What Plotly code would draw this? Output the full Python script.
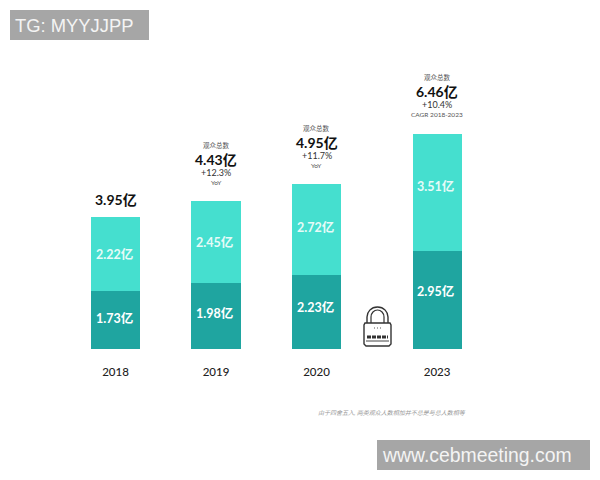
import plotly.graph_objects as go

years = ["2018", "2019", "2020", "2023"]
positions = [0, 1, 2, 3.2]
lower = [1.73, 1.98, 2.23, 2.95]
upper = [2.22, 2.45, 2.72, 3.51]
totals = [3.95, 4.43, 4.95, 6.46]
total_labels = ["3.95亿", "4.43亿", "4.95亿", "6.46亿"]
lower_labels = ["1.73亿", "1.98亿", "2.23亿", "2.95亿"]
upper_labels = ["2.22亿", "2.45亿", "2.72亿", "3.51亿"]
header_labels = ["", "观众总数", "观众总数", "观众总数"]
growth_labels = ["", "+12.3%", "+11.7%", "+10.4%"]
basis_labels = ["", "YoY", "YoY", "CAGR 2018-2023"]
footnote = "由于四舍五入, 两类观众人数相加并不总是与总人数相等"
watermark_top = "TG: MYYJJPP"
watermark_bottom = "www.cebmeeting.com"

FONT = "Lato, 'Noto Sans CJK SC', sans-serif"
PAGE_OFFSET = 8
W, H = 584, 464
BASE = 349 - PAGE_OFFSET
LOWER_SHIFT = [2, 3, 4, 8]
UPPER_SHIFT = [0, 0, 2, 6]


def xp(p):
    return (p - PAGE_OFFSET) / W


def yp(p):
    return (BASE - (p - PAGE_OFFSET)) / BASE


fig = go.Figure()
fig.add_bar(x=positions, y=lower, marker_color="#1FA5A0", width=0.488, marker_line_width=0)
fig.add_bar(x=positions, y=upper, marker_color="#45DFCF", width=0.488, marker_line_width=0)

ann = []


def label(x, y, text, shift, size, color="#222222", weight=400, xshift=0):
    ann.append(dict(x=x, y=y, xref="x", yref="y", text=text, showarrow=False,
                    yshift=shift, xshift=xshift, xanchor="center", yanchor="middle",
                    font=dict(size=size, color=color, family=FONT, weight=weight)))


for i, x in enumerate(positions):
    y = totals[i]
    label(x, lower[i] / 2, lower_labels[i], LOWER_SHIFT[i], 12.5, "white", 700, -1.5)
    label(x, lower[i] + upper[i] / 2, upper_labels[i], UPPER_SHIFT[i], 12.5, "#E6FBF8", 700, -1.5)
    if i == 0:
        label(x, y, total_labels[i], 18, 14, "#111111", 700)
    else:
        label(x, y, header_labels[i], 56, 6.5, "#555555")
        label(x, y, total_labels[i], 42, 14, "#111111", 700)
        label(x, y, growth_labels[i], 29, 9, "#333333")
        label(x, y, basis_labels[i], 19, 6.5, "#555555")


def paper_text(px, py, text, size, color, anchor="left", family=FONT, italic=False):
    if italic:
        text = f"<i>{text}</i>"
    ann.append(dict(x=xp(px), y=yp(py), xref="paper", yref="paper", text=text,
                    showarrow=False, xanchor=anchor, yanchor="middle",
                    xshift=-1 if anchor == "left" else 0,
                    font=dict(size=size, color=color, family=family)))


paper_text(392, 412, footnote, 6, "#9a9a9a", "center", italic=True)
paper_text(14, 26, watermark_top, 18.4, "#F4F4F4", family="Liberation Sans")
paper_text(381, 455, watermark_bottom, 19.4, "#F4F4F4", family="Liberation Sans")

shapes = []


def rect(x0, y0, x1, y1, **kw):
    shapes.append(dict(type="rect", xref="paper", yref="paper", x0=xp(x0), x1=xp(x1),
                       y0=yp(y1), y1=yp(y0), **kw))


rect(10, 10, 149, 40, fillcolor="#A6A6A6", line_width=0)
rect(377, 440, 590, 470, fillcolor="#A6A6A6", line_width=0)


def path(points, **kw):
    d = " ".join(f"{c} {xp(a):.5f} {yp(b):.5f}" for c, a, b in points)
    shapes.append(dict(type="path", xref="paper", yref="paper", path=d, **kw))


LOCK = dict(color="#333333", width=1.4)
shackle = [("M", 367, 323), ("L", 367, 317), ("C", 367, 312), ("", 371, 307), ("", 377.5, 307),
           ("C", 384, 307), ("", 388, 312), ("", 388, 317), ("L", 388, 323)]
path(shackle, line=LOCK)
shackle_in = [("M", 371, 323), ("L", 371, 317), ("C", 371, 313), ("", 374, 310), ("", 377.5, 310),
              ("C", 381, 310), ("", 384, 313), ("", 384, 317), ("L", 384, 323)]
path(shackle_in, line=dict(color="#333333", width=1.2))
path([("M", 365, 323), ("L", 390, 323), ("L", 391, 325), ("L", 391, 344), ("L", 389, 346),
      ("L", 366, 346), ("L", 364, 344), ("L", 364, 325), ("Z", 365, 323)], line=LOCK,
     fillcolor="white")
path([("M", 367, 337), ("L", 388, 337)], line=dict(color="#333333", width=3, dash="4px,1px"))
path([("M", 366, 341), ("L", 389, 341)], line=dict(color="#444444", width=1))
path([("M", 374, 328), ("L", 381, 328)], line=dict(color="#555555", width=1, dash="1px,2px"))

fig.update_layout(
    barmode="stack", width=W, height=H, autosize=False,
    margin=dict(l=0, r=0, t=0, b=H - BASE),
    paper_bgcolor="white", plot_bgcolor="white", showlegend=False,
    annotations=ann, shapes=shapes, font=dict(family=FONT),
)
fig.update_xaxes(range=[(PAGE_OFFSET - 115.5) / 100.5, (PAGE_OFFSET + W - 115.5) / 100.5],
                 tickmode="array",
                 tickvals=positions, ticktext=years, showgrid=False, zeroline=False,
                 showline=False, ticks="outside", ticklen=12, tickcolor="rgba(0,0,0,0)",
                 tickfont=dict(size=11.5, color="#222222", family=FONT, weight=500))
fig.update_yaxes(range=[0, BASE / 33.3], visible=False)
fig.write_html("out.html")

# Objective
Reproduce the listing above exactly, excluding all pictures.

# Answer to the exercise
What Plotly code would draw this? Output the full Python script.
import plotly.graph_objects as go

years = ["2018", "2019", "2020", "2023"]
positions = [0, 1, 2, 3.2]
lower = [1.73, 1.98, 2.23, 2.95]
upper = [2.22, 2.45, 2.72, 3.51]
totals = [3.95, 4.43, 4.95, 6.46]
total_labels = ["3.95亿", "4.43亿", "4.95亿", "6.46亿"]
lower_labels = ["1.73亿", "1.98亿", "2.23亿", "2.95亿"]
upper_labels = ["2.22亿", "2.45亿", "2.72亿", "3.51亿"]
header_labels = ["", "观众总数", "观众总数", "观众总数"]
growth_labels = ["", "+12.3%", "+11.7%", "+10.4%"]
basis_labels = ["", "YoY", "YoY", "CAGR 2018-2023"]
footnote = "由于四舍五入, 两类观众人数相加并不总是与总人数相等"
watermark_top = "TG: MYYJJPP"
watermark_bottom = "www.cebmeeting.com"

FONT = "Lato, 'Noto Sans CJK SC', sans-serif"
PAGE_OFFSET = 8
W, H = 584, 464
BASE = 349 - PAGE_OFFSET
LOWER_SHIFT = [2, 3, 4, 8]
UPPER_SHIFT = [0, 0, 2, 6]


def xp(p):
    return (p - PAGE_OFFSET) / W


def yp(p):
    return (BASE - (p - PAGE_OFFSET)) / BASE


fig = go.Figure()
fig.add_bar(x=positions, y=lower, marker_color="#1FA5A0", width=0.488, marker_line_width=0)
fig.add_bar(x=positions, y=upper, marker_color="#45DFCF", width=0.488, marker_line_width=0)

ann = []


def label(x, y, text, shift, size, color="#222222", weight=400, xshift=0):
    ann.append(dict(x=x, y=y, xref="x", yref="y", text=text, showarrow=False,
                    yshift=shift, xshift=xshift, xanchor="center", yanchor="middle",
                    font=dict(size=size, color=color, family=FONT, weight=weight)))


for i, x in enumerate(positions):
    y = totals[i]
    label(x, lower[i] / 2, lower_labels[i], LOWER_SHIFT[i], 12.5, "white", 700, -1.5)
    label(x, lower[i] + upper[i] / 2, upper_labels[i], UPPER_SHIFT[i], 12.5, "#E6FBF8", 700, -1.5)
    if i == 0:
        label(x, y, total_labels[i], 18, 14, "#111111", 700)
    else:
        label(x, y, header_labels[i], 56, 6.5, "#555555")
        label(x, y, total_labels[i], 42, 14, "#111111", 700)
        label(x, y, growth_labels[i], 29, 9, "#333333")
        label(x, y, basis_labels[i], 19, 6.5, "#555555")


def paper_text(px, py, text, size, color, anchor="left", family=FONT, italic=False):
    if italic:
        text = f"<i>{text}</i>"
    ann.append(dict(x=xp(px), y=yp(py), xref="paper", yref="paper", text=text,
                    showarrow=False, xanchor=anchor, yanchor="middle",
                    xshift=-1 if anchor == "left" else 0,
                    font=dict(size=size, color=color, family=family)))


paper_text(392, 412, footnote, 6, "#9a9a9a", "center", italic=True)
paper_text(14, 26, watermark_top, 18.4, "#F4F4F4", family="Liberation Sans")
paper_text(381, 455, watermark_bottom, 19.4, "#F4F4F4", family="Liberation Sans")

shapes = []


def rect(x0, y0, x1, y1, **kw):
    shapes.append(dict(type="rect", xref="paper", yref="paper", x0=xp(x0), x1=xp(x1),
                       y0=yp(y1), y1=yp(y0), **kw))


rect(10, 10, 149, 40, fillcolor="#A6A6A6", line_width=0)
rect(377, 440, 590, 470, fillcolor="#A6A6A6", line_width=0)


def path(points, **kw):
    d = " ".join(f"{c} {xp(a):.5f} {yp(b):.5f}" for c, a, b in points)
    shapes.append(dict(type="path", xref="paper", yref="paper", path=d, **kw))


LOCK = dict(color="#333333", width=1.4)
shackle = [("M", 367, 323), ("L", 367, 317), ("C", 367, 312), ("", 371, 307), ("", 377.5, 307),
           ("C", 384, 307), ("", 388, 312), ("", 388, 317), ("L", 388, 323)]
path(shackle, line=LOCK)
shackle_in = [("M", 371, 323), ("L", 371, 317), ("C", 371, 313), ("", 374, 310), ("", 377.5, 310),
              ("C", 381, 310), ("", 384, 313), ("", 384, 317), ("L", 384, 323)]
path(shackle_in, line=dict(color="#333333", width=1.2))
path([("M", 365, 323), ("L", 390, 323), ("L", 391, 325), ("L", 391, 344), ("L", 389, 346),
      ("L", 366, 346), ("L", 364, 344), ("L", 364, 325), ("Z", 365, 323)], line=LOCK,
     fillcolor="white")
path([("M", 367, 337), ("L", 388, 337)], line=dict(color="#333333", width=3, dash="4px,1px"))
path([("M", 366, 341), ("L", 389, 341)], line=dict(color="#444444", width=1))
path([("M", 374, 328), ("L", 381, 328)], line=dict(color="#555555", width=1, dash="1px,2px"))

fig.update_layout(
    barmode="stack", width=W, height=H, autosize=False,
    margin=dict(l=0, r=0, t=0, b=H - BASE),
    paper_bgcolor="white", plot_bgcolor="white", showlegend=False,
    annotations=ann, shapes=shapes, font=dict(family=FONT),
)
fig.update_xaxes(range=[(PAGE_OFFSET - 115.5) / 100.5, (PAGE_OFFSET + W - 115.5) / 100.5],
                 tickmode="array",
                 tickvals=positions, ticktext=years, showgrid=False, zeroline=False,
                 showline=False, ticks="outside", ticklen=12, tickcolor="rgba(0,0,0,0)",
                 tickfont=dict(size=11.5, color="#222222", family=FONT, weight=500))
fig.update_yaxes(range=[0, BASE / 33.3], visible=False)
fig.write_html("out.html")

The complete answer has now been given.